By Lori Leath Smith, Destin Forward Class Member
I value serving alongside friends, colleagues and community leaders who take the time to get involved. The benefits to our quality of life, our profession and, yes, even our emotional satisfaction come into play when we are concerned with our community’s success.
What does this have to do with Economic Development, our Destin Forward class topic in December? In order for any area to thrive, relays John Hofstad, Okaloosa County Administrator, we must pursue activities that allow community growth in ways we desire; ways that offer families affordable places to live with quality education, fun activities and available jobs in their fields. Likewise, businesses need trained workers and entrepreneurs need support in order to set up shop in our beautiful area. All of this contributes to the overall vibrancy of our community.
For example, families want to move into areas with great education for their children. Marcus Chambers, School Superintendent of Okaloosa County Schools, says out of 67 counties in Florida, Okaloosa County is #4 in the state! Why? Perhaps it’s the emphasis on the importance of each individual student no matter their background. As the second largest employer in Okaloosa County (3009 employees ), Marcus says though 50% of students in Okaloosa County schools receive free or reduced lunches, 69% of its schools are ‘A’ schools and 97% are ‘A-B’ schools. There are strong 6-12 CTE programs in every elementary school, a focus on a community of code, and career and technical education—a huge drawing point in terms of economic development.

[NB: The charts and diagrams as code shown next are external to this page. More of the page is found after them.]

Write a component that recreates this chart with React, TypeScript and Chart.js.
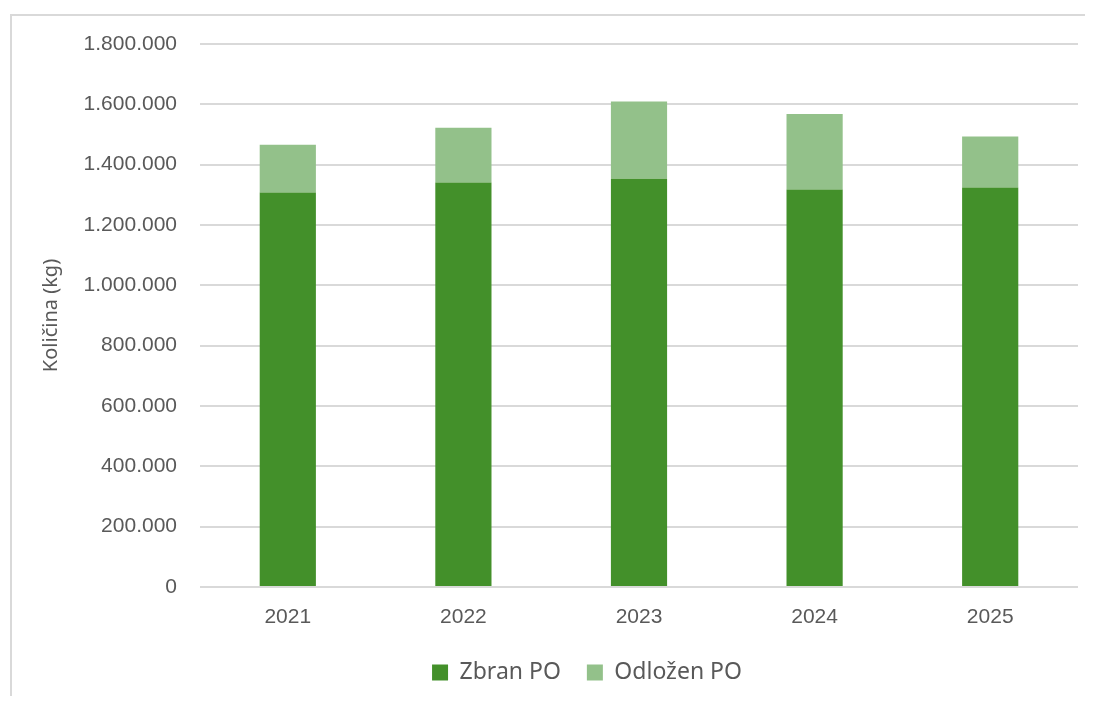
import React, { useEffect, useRef } from 'react';
import { Chart, registerables } from 'chart.js';

Chart.register(...registerables);

const years = ['2021', '2022', '2023', '2024', '2025'];
const zbranPO = [1308000, 1341000, 1353000, 1318000, 1324000];
const odlozenPO = [158000, 181000, 256000, 250000, 169000];
const yTicksMax = 1800000;
const yTickStep = 200000;

const fmt = (v: number) => String(Math.round(v)).replace(/\B(?=(\d{3})+(?!\d))/g, '.');

export default function App() {
  const ref = useRef<HTMLCanvasElement>(null);
  useEffect(() => {
    if (!ref.current) return;
    const legendShift = {
      id: 'legendShift',
      afterLayout(chart: any) {
        const lg = chart.legend;
        if (!lg) return;
        const target = 575;
        const dx = target - (lg.left + lg.right) / 2;
        lg.left += dx;
        lg.right += dx;
      },
    };
    const chart = new Chart(ref.current, {
      type: 'bar',
      data: {
        labels: years,
        datasets: [
          {
            label: 'Zbran PO',
            data: zbranPO,
            backgroundColor: '#43902a',
            categoryPercentage: 1,
            barPercentage: 0.32,
          },
          {
            label: 'Odložen PO',
            data: odlozenPO,
            backgroundColor: '#93c18a',
            categoryPercentage: 1,
            barPercentage: 0.32,
          },
        ],
      },
      options: {
        responsive: false,
        animation: false,
        layout: { padding: { top: 28, right: 15, left: 0, bottom: 10 } },
        plugins: {
          legend: {
            position: 'bottom',
            labels: {
              boxWidth: 16,
              boxHeight: 16,
              padding: 26,
              color: '#595959',
              font: { family: 'Noto Sans', size: 23 },
            },
          },
          tooltip: { enabled: false },
        },
        scales: {
          x: {
            stacked: true,
            grid: { display: false },
            border: { display: false },
            ticks: {
              color: '#595959',
              font: { family: 'Liberation Sans', size: 21 },
              padding: 10,
            },
            afterFit: (s: any) => {
              s.height = 48;
            },
          },
          y: {
            stacked: true,
            min: 0,
            max: yTicksMax,
            grid: { color: '#d9d9d9', lineWidth: 2, drawTicks: false },
            border: { display: false },
            ticks: {
              stepSize: yTickStep,
              color: '#595959',
              font: { family: 'Liberation Sans', size: 21 },
              padding: 23,
              callback: (v: any) => fmt(Number(v)),
            },
            title: {
              display: true,
              text: 'Količina (kg)',
              color: '#595959',
              font: { family: 'Noto Sans', size: 20 },
              padding: { top: 27, bottom: 0 },
            },
            afterFit: (s: any) => {
              s.width = 188;
              s.paddingTop = 0;
              s.paddingBottom = 0;
            },
          },
        },
      },
      plugins: [legendShift],
    });
    return () => chart.destroy();
  }, []);
  return (
    <div style={{ position: 'relative', width: 1085, height: 688, overflow: 'hidden' }}>
      <div
        style={{
          position: 'absolute',
          left: 2,
          top: 6,
          width: 1200,
          height: 800,
          border: '2px solid #d9d9d9',
          background: '#fff',
        }}
      >
        <canvas ref={ref} width={1081} height={688} style={{ display: 'block', width: 1081, height: 688 }} />
      </div>
    </div>
  );
}
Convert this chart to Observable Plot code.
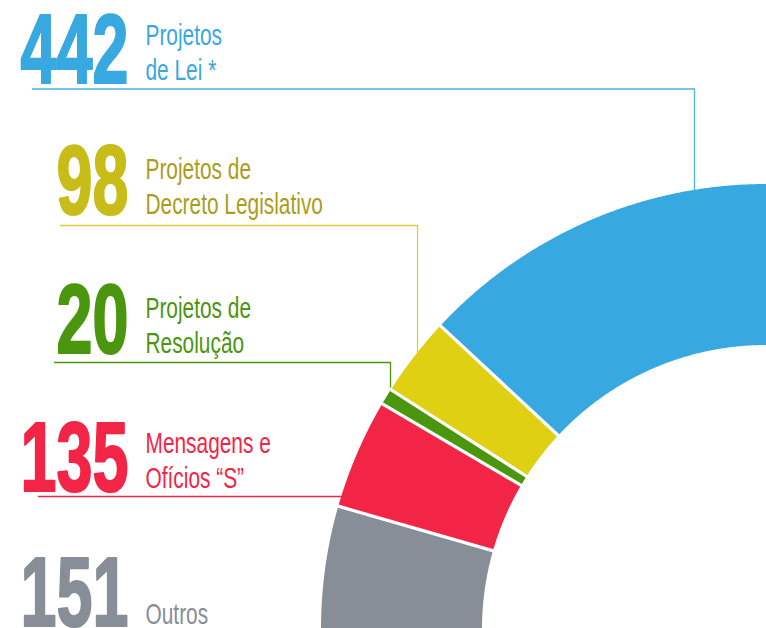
<!DOCTYPE html>
<html>
<head>
<meta charset="utf-8">
<script src="https://cdn.jsdelivr.net/npm/d3@7"></script>
<script src="https://cdn.jsdelivr.net/npm/@observablehq/plot@0.6"></script>
<style>
  html, body { margin: 0; padding: 0; background: #ffffff; }
  #chart svg { display: block; }
</style>
</head>
<body>
<div id="chart"></div>
<script>
// ---------- data ----------
const categories = ["Projetos de Lei", "Projetos de Decreto Legislativo", "Projetos de Resolução", "Mensagens e Ofícios “S”", "Outros"];
const values = [442, 98, 20, 135, 151];
const labelLine1 = ["Projetos", "Projetos de", "Projetos de", "Mensagens e", ""];
const labelLine2 = ["de Lei *", "Decreto Legislativo", "Resolução", "Ofícios “S”", "Outros"];

// ---------- styles ----------
const segmentColors = ["#37a8e0", "#e0d014", "#4b960f", "#f32547", "#878e97"];
const numberColors  = ["#38a8e0", "#c8bc18", "#4b960f", "#f32547", "#878e97"];
const textColors    = ["#38a8e0", "#ab9d1c", "#4b960f", "#f32547", "#878e97"];
const lineColors    = ["#4ab4e4", "#dccf3a", "#4b960f", "#f32547", null];

// ---------- layout (pixels) ----------
const W = 766, H = 628;
const CX = 766, CY = 629, R_OUT = 445, R_IN = 284;
const numberRight = 128, labelLeft = 145;
const numberBaseline = [82, 213, 352, 490, 625];
const labelBaseline  = [79, 213, 352, 487, 623];
const leaderY     = [88.5, 225, 362, 496, null];
const leaderStart = [32, 60, 54, 38, null];
const leaderDropX = [694, 417, 390, null, null]; // null => line runs horizontally into the arc

// unit coordinates: centre of the ring at (0,0), outer radius = 1
const ux = px => (px - CX) / R_OUT;
const uy = py => (CY - py) / R_OUT;
const k = R_IN / R_OUT;

// ---------- ring segments (quarter ring, stacked from the left horizontal up to the top) ----------
const total = d3.sum(values);
const order = d3.range(values.length).reverse(); // "Outros" starts at the bottom
let acc = 0;
const segs = [];
for (const i of order) {
  const a0 = acc / total * Math.PI / 2;
  acc += values[i];
  const a1 = acc / total * Math.PI / 2;
  segs.push({i, a0, a1});
}
const ringPts = [];
for (const s of segs) {
  const n = Math.max(4, Math.ceil((s.a1 - s.a0) / (Math.PI / 900)));
  for (let j = 0; j <= n; j++) {
    const t = s.a0 + (s.a1 - s.a0) * j / n;
    ringPts.push({cat: categories[s.i], x1: -Math.cos(t), y1: Math.sin(t), x2: -k * Math.cos(t), y2: k * Math.sin(t)});
  }
}
const boundaries = segs.slice(1).map(s => s.a0);

// ---------- leader lines ----------
const leaderPts = [];
categories.forEach((c, i) => {
  if (leaderY[i] == null) return;
  const y = uy(leaderY[i]);
  leaderPts.push({cat: c, x: ux(leaderStart[i]), y});
  if (leaderDropX[i] != null) {
    const x = ux(leaderDropX[i]);
    leaderPts.push({cat: c, x, y});
    leaderPts.push({cat: c, x, y: Math.sqrt(1 - x * x)});
  } else {
    leaderPts.push({cat: c, x: -Math.sqrt(1 - y * y), y});
  }
});

// ---------- label table ----------
const labels = categories.map((c, i) => ({
  cat: c,
  num: String(values[i]),
  text: labelLine1[i] ? labelLine1[i] + "\n" + labelLine2[i] : labelLine2[i],
  nx: ux(numberRight), ny: uy(numberBaseline[i]),
  lx: ux(labelLeft), ly: uy(labelBaseline[i])
}));

const colorScale = {domain: categories, range: segmentColors};
const font = "'Liberation Sans', Arial, sans-serif";

const chart = Plot.plot({
  width: W,
  height: H,
  margin: 0,
  style: {background: "#ffffff"},
  x: {domain: [ux(0), ux(W)], range: [0, W], axis: null},
  y: {domain: [uy(H), uy(0)], range: [H, 0], axis: null},
  color: colorScale,
  marks: [
    Plot.line(leaderPts, {x: "x", y: "y", z: "cat", stroke: d => lineColors[categories.indexOf(d.cat)], strokeWidth: 1.3, curve: "linear"}),
    Plot.area(ringPts, {x1: "x1", y1: "y1", x2: "x2", y2: "y2", z: "cat", fill: "cat"}),
    Plot.link(boundaries, {
      x1: a => -(k - 0.02) * Math.cos(a), y1: a => (k - 0.02) * Math.sin(a),
      x2: a => -1.02 * Math.cos(a), y2: a => 1.02 * Math.sin(a),
      stroke: "#ffffff", strokeWidth: 3.2
    }),
    Plot.text(labels, {
      x: "nx", y: "ny", text: "num",
      fill: d => numberColors[categories.indexOf(d.cat)],
      stroke: d => numberColors[categories.indexOf(d.cat)], strokeWidth: 2.2,
      fontSize: 98, fontWeight: "bold", fontFamily: font,
      textAnchor: "end", lineAnchor: "bottom"
    }),
    Plot.text(labels, {
      x: "lx", y: "ly", text: "text",
      fill: d => textColors[categories.indexOf(d.cat)],
      fontSize: 29, fontFamily: font, lineHeight: 1.2,
      textAnchor: "start", lineAnchor: "bottom"
    })
  ]
});

// condense the typefaces horizontally
const numberStrings = new Set(values.map(String));
chart.querySelectorAll("text").forEach(el => {
  const sx = numberStrings.has(el.textContent.trim()) ? 0.66 : 0.72;
  let t = el.getAttribute("transform");
  if (!t) {
    const x = el.getAttribute("x") || 0, y = el.getAttribute("y") || 0;
    el.removeAttribute("x"); el.removeAttribute("y");
    t = `translate(${x},${y})`;
  }
  el.setAttribute("transform", t + ` scale(${sx},1)`);
});

document.getElementById("chart").appendChild(chart);
</script>
</body>
</html>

As quality education is one of the main factors contributing to a healthy economy, fortunately, we have Northwest Florida State College providing post-secondary education in several meaningful fields. Bill Allison with the college explains there are approximately 10, 662 students currently attending with a segment graduating each year—a total annual economic impact of 333.2 million or 5976 jobs annually. NWFL State continues to develop programs to meet workforce demands, establish training centers, perform needs assessment of companies, then train employees, and have registered apprenticeships—all of this to attract businesses to Okaloosa County.
Jason Fulghum of the Okaloosa County Sheriff’s Office explains that safety also weighs into the quality of life in an area as well as programs for qualifying inmates. A successful implementation of zero tolerance, especially during seasonal times such as spring break, has alleviated many of the negative issues the city has been facing in years past.
Wesley Hudgens with Gulf Power reminds us that his company (and others) are intricately involved in the economic development of our region by helping attract new businesses that need power and more companies that offer diversified jobs and services.
Ada Clark, Interim Manager for Community & Economic Development Team Okaloosa Walton TPO (West Fl Reg Planning Council) and Nathan Sparks with the Okaloosa County Economic Development Council (OCEDC) both agree our region benefits economically from the military with its 70,000 jobs and what they contribute to our local communities. Out of all Florida counties, Okaloosa County has the greatest number of transitioning military personnel and Florida has the second highest number of separating military behind Texas.
My point is that so many good things are going on in our community that we can learn more about and get involved in. A strong community where the residents help each other, education is top quality, safety of residents and visitors is a top priority and where there are needed resources helps facilitate a sense of place, security and enjoyment of living. This attracts a valuable and talented workforce, companies wishing to launch, expand or connected. This is the kind of community in which I want to live.